To Make Sauce (while chicken bakes): In the same large skillet, saute onion and green bell pepper for about 5 minutes, until translucent. Add the pineapple, soy sauce and brown sugar. Mix together cornstarch and chicken stock and add to skillet. Stir all together and let simmer for 3 minutes until thick and clear. Pour sauce over chicken and bake 10 more minutes until tender.

Hawaiian Pineapple Beef

1 1/2 lb. London broil steak

2t green onion, finely minced

1 T ground ginger

1 T honey

1/2 C fresh pineapple, cut into small pieces (or 1/2 c canned pineapple chunks, drained) nonfat cooking spray

Directions: Lightly coat the grill with cooking spray and preheat for 5 minutes. Remove any visible fat from the steak and grill the steak for 2 minutes. In a small bowl, combine the green onion, ginger, honey and mix well. Spoon the sauce over the steak and grill for 3 minutes. Add the pineapple pieces on top of and around the steak and grill for 2-4 minutes. To serve, slice the steak thinly across the grain and serve with the warm pineapple.

Macadamia Nut Crusted Mahi Mahi

1/4 pound macadamia nuts

1/2 pound plain bread crumbs

12 (6 ounce) mahi mahi fillets

1/2 pound butter

1/4 pound shallots, diced

8 cups chicken stock

1/2 pound pineapple, rough chopped

5 ounces papaya, rough chopped

6 ounces mango, rough chopped

2 tablespoons shredded coconut

4 habanero peppers, seeded

salt and pepper to taste

white sugar to taste

Directions: Preheat oven to 375. In a food processor or blender, pulse together macadamia nuts and breadcrumbs until finely ground. Pour nut mixture onto a plate, and coat fish fillets on both sides.    Heat butter in a large skillet over medium heat. Fry fillets on both sides until nuts are golden brown. Remove to a baking pan. Add shallots to skillet, and cook until translucent. Stir in chicken stock. Mix in pineapple, papaya, mango, coconut, and habanero peppers. Season with salt, pepper, and sugar to taste. Simmer until sauce is thick, about 30 minutes. Strain to remove peppers, fruit, and shallots. Reserve sauce in a pan over low heat. Bake mahi mahi in preheated oven about 10 minutes, until internal temperature reaches 140 degrees. Remove fish, and lightly coat with sauce.

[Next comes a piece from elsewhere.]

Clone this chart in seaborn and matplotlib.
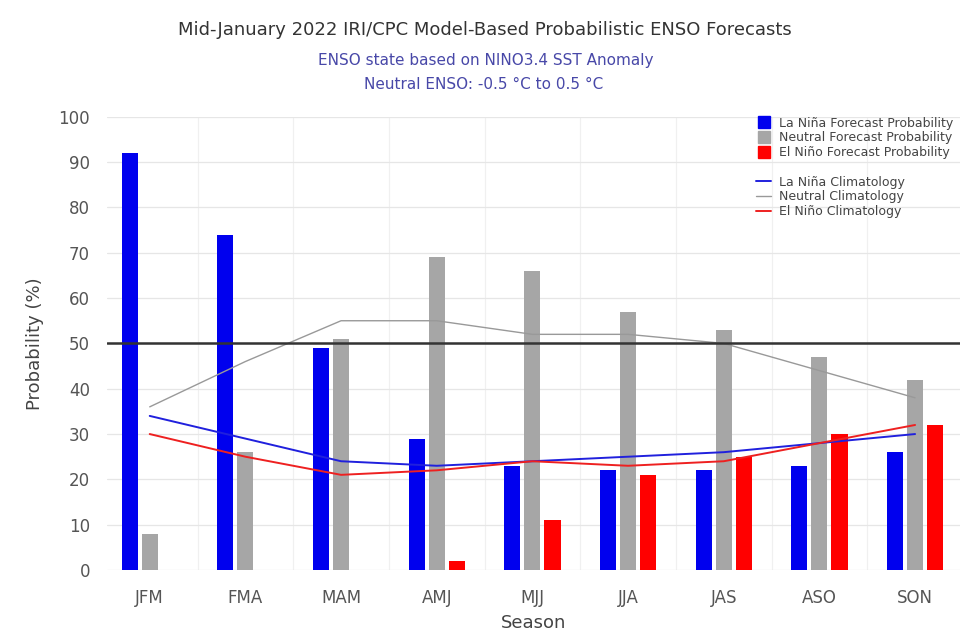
import numpy as np
import pandas as pd
import seaborn as sns
import matplotlib.pyplot as plt
from matplotlib.lines import Line2D

seasons = ['JFM', 'FMA', 'MAM', 'AMJ', 'MJJ', 'JJA', 'JAS', 'ASO', 'SON']
lanina_prob = [92, 74, 49, 29, 23, 22, 22, 23, 26]
neutral_prob = [8, 26, 51, 69, 66, 57, 53, 47, 42]
elnino_prob = [0, 0, 0, 2, 11, 21, 25, 30, 32]
lanina_clim = [34, 29, 24, 23, 24, 25, 26, 28, 30]
neutral_clim = [36, 46, 55, 55, 52, 52, 50, 44, 38]
elnino_clim = [30, 25, 21, 22, 24, 23, 24, 28, 32]

kinds = ['La Niña Forecast Probability', 'Neutral Forecast Probability',
         'El Niño Forecast Probability']
df = pd.DataFrame({
    'Season': seasons * 3,
    'Probability': lanina_prob + neutral_prob + elnino_prob,
    'Kind': [kinds[0]] * 9 + [kinds[1]] * 9 + [kinds[2]] * 9,
})

blue = '#0000ee'
grey = '#a6a6a6'
red = '#ff0000'

sns.set_theme(style='white')
plt.rcParams['font.family'] = ['DejaVu Sans']

fig = plt.figure(figsize=(9.61, 6.33), dpi=100)
ax = fig.add_axes([0.111, 0.0995, 0.888, 0.716])

sns.barplot(data=df, x='Season', y='Probability', hue='Kind',
            palette=[blue, grey, red], width=0.63, gap=0.2, linewidth=0,
            saturation=1, legend=False, ax=ax, zorder=3)

pos = np.arange(len(seasons))
sns.lineplot(x=pos, y=neutral_clim, color='#999999', lw=1.0, ax=ax, zorder=4)
sns.lineplot(x=pos, y=lanina_clim, color='#2020dd', lw=1.4, ax=ax, zorder=4)
sns.lineplot(x=pos, y=elnino_clim, color='#ee2020', lw=1.4, ax=ax, zorder=4)

ax.axhline(50, color='#333333', lw=1.8, zorder=5)

ax.set_ylim(0, 100)
ax.set_xlim(-0.45, 8.47)
ax.set_yticks(range(0, 101, 10))
ax.set_xticks(pos)
ax.set_xticklabels(seasons)
ax.set_xticks(pos[:-1] + 0.5, minor=True)
ax.grid(axis='y', which='major', color='#e6e6e6', lw=0.9, zorder=0)
ax.grid(axis='x', which='minor', color='#f0f0f0', lw=0.9, zorder=0)
ax.tick_params(axis='both', length=0, labelsize=12, labelcolor='#555555')
ax.tick_params(axis='x', pad=14)
ax.tick_params(axis='y', pad=12)
for s in ax.spines.values():
    s.set_visible(False)

ax.set_xlabel('Season', fontsize=13, color='#444444', labelpad=5)
ax.set_ylabel('Probability (%)', fontsize=13, color='#444444', labelpad=10)

fig.text(0.505, 0.952, 'Mid-January 2022 IRI/CPC Model-Based Probabilistic ENSO Forecasts',
         ha='center', va='center', fontsize=13, color='#333333')
fig.text(0.505, 0.905, 'ENSO state based on NINO3.4 SST Anomaly',
         ha='center', va='center', fontsize=11, color='#4848a8')
fig.text(0.503, 0.866, 'Neutral ENSO: -0.5 °C to 0.5 °C',
         ha='center', va='center', fontsize=11, color='#4848a8')

handles = [
    Line2D([], [], marker='s', ls='none', color=blue, markersize=8),
    Line2D([], [], marker='s', ls='none', color=grey, markersize=8),
    Line2D([], [], marker='s', ls='none', color=red, markersize=8),
    Line2D([], [], color='none'),
    Line2D([], [], color='#2020dd', lw=1.4),
    Line2D([], [], color='#999999', lw=1.0),
    Line2D([], [], color='#ee2020', lw=1.4),
]
labels = kinds + ['', 'La Niña Climatology', 'Neutral Climatology',
                  'El Niño Climatology']
ax.legend(handles, labels, loc='upper right', bbox_to_anchor=(1.005, 1.025),
          frameon=False, fontsize=9, handlelength=1.2, handletextpad=0.6,
          labelspacing=0.14, labelcolor='#444444')

fig.savefig('out.png', dpi=100)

Traditional Mai Tai Cocktail

3 ounces light rum

1 1/2 ounces dark rum

1-ounce Orange Curacao

2 ounces fresh pineapple juice

1-ounce fresh orange juice

1/2-ounce fresh lime juice

Dash grenadine

Cracked ice

4 maraschino cherries, garnish

2 paper umbrellas, garnish

Directions: Fill a cocktail shaker half way with ice cubes. Add the remaining ingredients, except the cherries and shake until cold and frothy, 30 to 45 seconds. Strain into 2 tall glasses with cracked ice. Garnish each with 2 maraschino cherries and paper umbrellas. Serve immediately

Tropical Muddle Puddle

3 (2 by 2-inch) pieces fresh pineapple, plus more for garnish

4 (1/4-inch thick) orange slices, plus more for garnish


2 ounces coconut banana rum (recommended: Malibu)

4 ounces sweet and sour mix

2 ounces lemon-lime soda

1-ounce dark rum

Directions: In a large pint glass muddle the pineapple and orange. Fill glass full with ice, then add coconut banana rum, sweet and sour mix, splash of lemon lime, and float dark rum. Garnish with a wedge of pineapple and orange.